The production team at Hoda, a social enterprise dedicated to inspiring and engaging people in creative activity, recently partnered with the ECA (Edinburgh College of Art) and Kaimes School on a cross-curricular, digital media project involving adolescents with autism. The teens were mostly males between 14 & 18 years old. The project started out as the Digital Dudes, briefly became Waterway Jumpers, then Awesome Skier Gurlz until the group settled upon the name Speedy Skiers.
Deciding what the project would consist of and what it would be called engaged the teens in a key decision-making process. This process was comprised of the following steps toward deciding: (a) what they liked, (b) what the project would be, and (c) how the group would go about telling ‘their’ story. Once a cohort had been established techniques were employed to invite the more reluctant, withdrawn kids to participate.
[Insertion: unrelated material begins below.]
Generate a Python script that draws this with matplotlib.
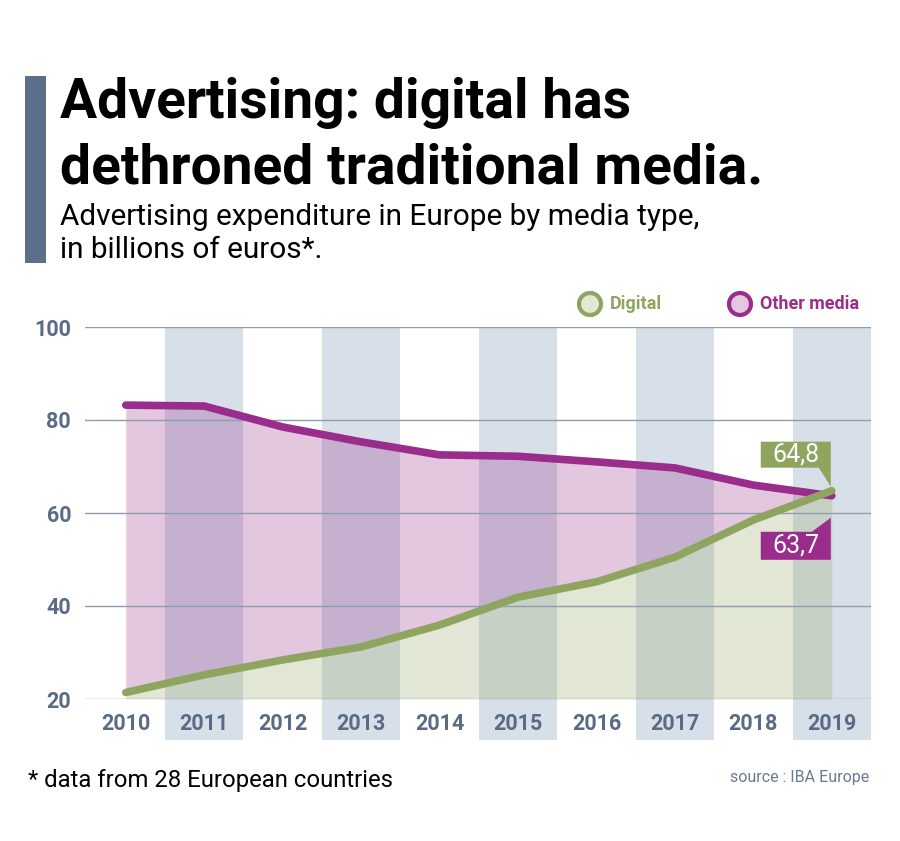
import numpy as np
import matplotlib
matplotlib.use("Agg")
import matplotlib.pyplot as plt
from matplotlib.patches import Polygon, Rectangle, Circle
from matplotlib.transforms import ScaledTranslation

plt.rcParams['font.family'] = ['Roboto', 'DejaVu Sans']

# data
years = [2010, 2011, 2012, 2013, 2014, 2015, 2016, 2017, 2018, 2019]
digital = [21.4, 25.2, 28.4, 31.2, 35.9, 41.9, 45.2, 50.5, 58.5, 64.8]
other = [83.2, 83.0, 78.5, 75.3, 72.5, 72.2, 71.0, 69.7, 66.0, 63.7]
yticks = [20, 40, 60, 80, 100]

green = '#8FA55F'
purple = '#9A2C8B'
band = '#D7DFE8'
axis_txt = '#5A6B85'

fig = plt.figure(figsize=(9, 8.41), dpi=100)
ax = fig.add_axes([85/900, 1-699/841, 786/900, 372/841])

# alternating column bands (odd years), extend under tick labels
for yr in years[1::2]:
    ax.add_patch(Rectangle((yr-0.5, 11.2), 1, 100-11.2, facecolor=band,
                           edgecolor='none', zorder=0, clip_on=False))

x = np.array(years)
d = np.array(digital)
o = np.array(other)
ax.fill_between(x, 20, d, color='#A4B37E', alpha=0.32, lw=0, zorder=1)
ax.fill_between(x, d, o, where=o >= d, interpolate=True, color='#97338C',
                alpha=0.27, lw=0, zorder=1)

for yv in yticks:
    ax.axhline(yv, color='#8F9DB0', lw=1, zorder=2)

ax.plot(x, o, color=purple, lw=5.5, solid_capstyle='round',
        solid_joinstyle='round', zorder=3)
ax.plot(x, d, color=green, lw=5.5, solid_capstyle='round',
        solid_joinstyle='round', zorder=4)

ax.set_xlim(2009.48, 2019.5)
ax.set_ylim(20, 100)
ax.set_xticks(years)
ax.set_xticklabels([str(y) for y in years])
ax.set_yticks(yticks)
ax.tick_params(length=0, labelsize=15.5, labelcolor=axis_txt)
ax.tick_params(axis='x', pad=10)
ax.tick_params(axis='y', pad=10)
for lab in ax.get_xticklabels() + ax.get_yticklabels():
    lab.set_fontweight('bold')
for s in ax.spines.values():
    s.set_visible(False)

# value flags at the last point (pixel offsets /100 -> inches)
def flag(pt, verts, txt, txt_xy, color):
    tr = fig.dpi_scale_trans + ScaledTranslation(pt[0], pt[1], ax.transData)
    v = [(a/100, b/100) for a, b in verts]
    ax.add_patch(Polygon(v, closed=True, facecolor=color, edgecolor='none',
                         transform=tr, clip_on=False, zorder=6))
    ax.text(txt_xy[0]/100, txt_xy[1]/100, txt, transform=tr, color='white',
            fontsize=18, ha='center', va='center', zorder=7)

flag((years[-1], digital[-1]),
     [(-71, 23), (-71, 49), (-1, 49), (-1, 4), (-13, 23)],
     '64,8', (-36, 36), green)
flag((years[-1], other[-1]),
     [(-71, -64), (-71, -36), (-20, -36), (-1, -22), (-1, -64)],
     '63,7', (-36, -50), purple)

# title block
fig.add_artist(Rectangle((25/900, 1-263/841), 21/900, 187/841,
                         facecolor='#5B6E8A', edgecolor='none',
                         transform=fig.transFigure))
fig.text(60/900, 1-118/841, 'Advertising: digital has', fontsize=39.7,
         fontweight='bold', color='black', va='baseline')
fig.text(60/900, 1-183/841, 'dethroned traditional media.', fontsize=39.7,
         fontweight='bold', color='black', va='baseline')
fig.text(60/900, 1-225/841, 'Advertising expenditure in Europe by media type,',
         fontsize=21.4, color='black', va='baseline')
fig.text(60/900, 1-258/841, 'in billions of euros*.', fontsize=21.4,
         color='black', va='baseline')

# legend
for cx, edge, face, label in [(590, green, '#E2E7D6', 'Digital'),
                              (740, purple, '#E3C8E0', 'Other media')]:
    fig.add_artist(Circle((cx, 841-304), 11, facecolor=face, edgecolor=edge,
                          lw=3, transform=None))
    fig.text((cx+20)/900, 1-304/841, label, fontsize=12.9, fontweight='bold',
             color=edge, va='center')

fig.text(28/900, 1-787/841, '* data from 28 European countries', fontsize=17.2,
         color='black', va='baseline')
fig.text(869/900, 1-782/841, 'source : IBA Europe', fontsize=11.5,
         color='#6A7A90', va='baseline', ha='right')

fig.savefig('out.png', dpi=100)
Nothing fancy at first (e.g., post-it notes, sticky dots with color coding systems). Occasionally individuals were taken aside for 1:1 interaction, the use of music was also employed, in addition to the use of drawing tablets to engage the youth in a creative process that imparted a sense of control in terms of the output. Next the team developed footage to be represented on storyboards, returning to another critical decision-making process and inviting participants to ‘pitch’ ideas direct to camera. Just as the team previously worked to come to consensus on the name of the project, they again had to discuss, consider and vote on what footage and ideas would end up within the finished product. Eight weeks of work on the Speedy Skiers project culminated in a screening at the Edinburgh Film Festival, where the team picked up the Best Art Prize in the hotly contested Secondary Schools category for their previous animation of Ezgi’s Story.
Mary Walters, Art teacher at Kaimes School and Senior Practitioner, shared that the main objective in partnering with Hoda and with ECA for this recent short pilot project was to “work through ideas for taking these interests and skills forward to give our pupil population the greatest possible opportunity to flourish in the world beyond school”. Participation in this pilot project revealed that at least 6 participating students can work well independently and make decisions about where they would like to see their work go. As they develop confidence in technical ability, they become as assured as any other group in their ability to work independently. Further, several students from the team have taken their ideas to a launch point for fruition.
It is evident that once introduced to the technicalities of the software, the team members are able to run with these new skills. Many of the students can rapidly master these processes, often beyond the expertise of a classroom teacher. Hence, the concept of having students advance beyond the level of digital instruction typically available may help take these young people further in their life beyond school. There is discussion surrounding the potential development of Kaimes Animation Studio, taking its presence into a location outside of school premises. This could provide an outlet for young people who have participated in animation film-making while at school to continue the development of their skills beyond their school years. Further consultation with college course content at Edinburgh College of Art would need to be investigated for a full vision of a model to be developed, and to ensure complementary routes could be provided. According to Conrad Molleson, Art Director for Hoda, “It’s been quite a journey… but has proved worthwhile.”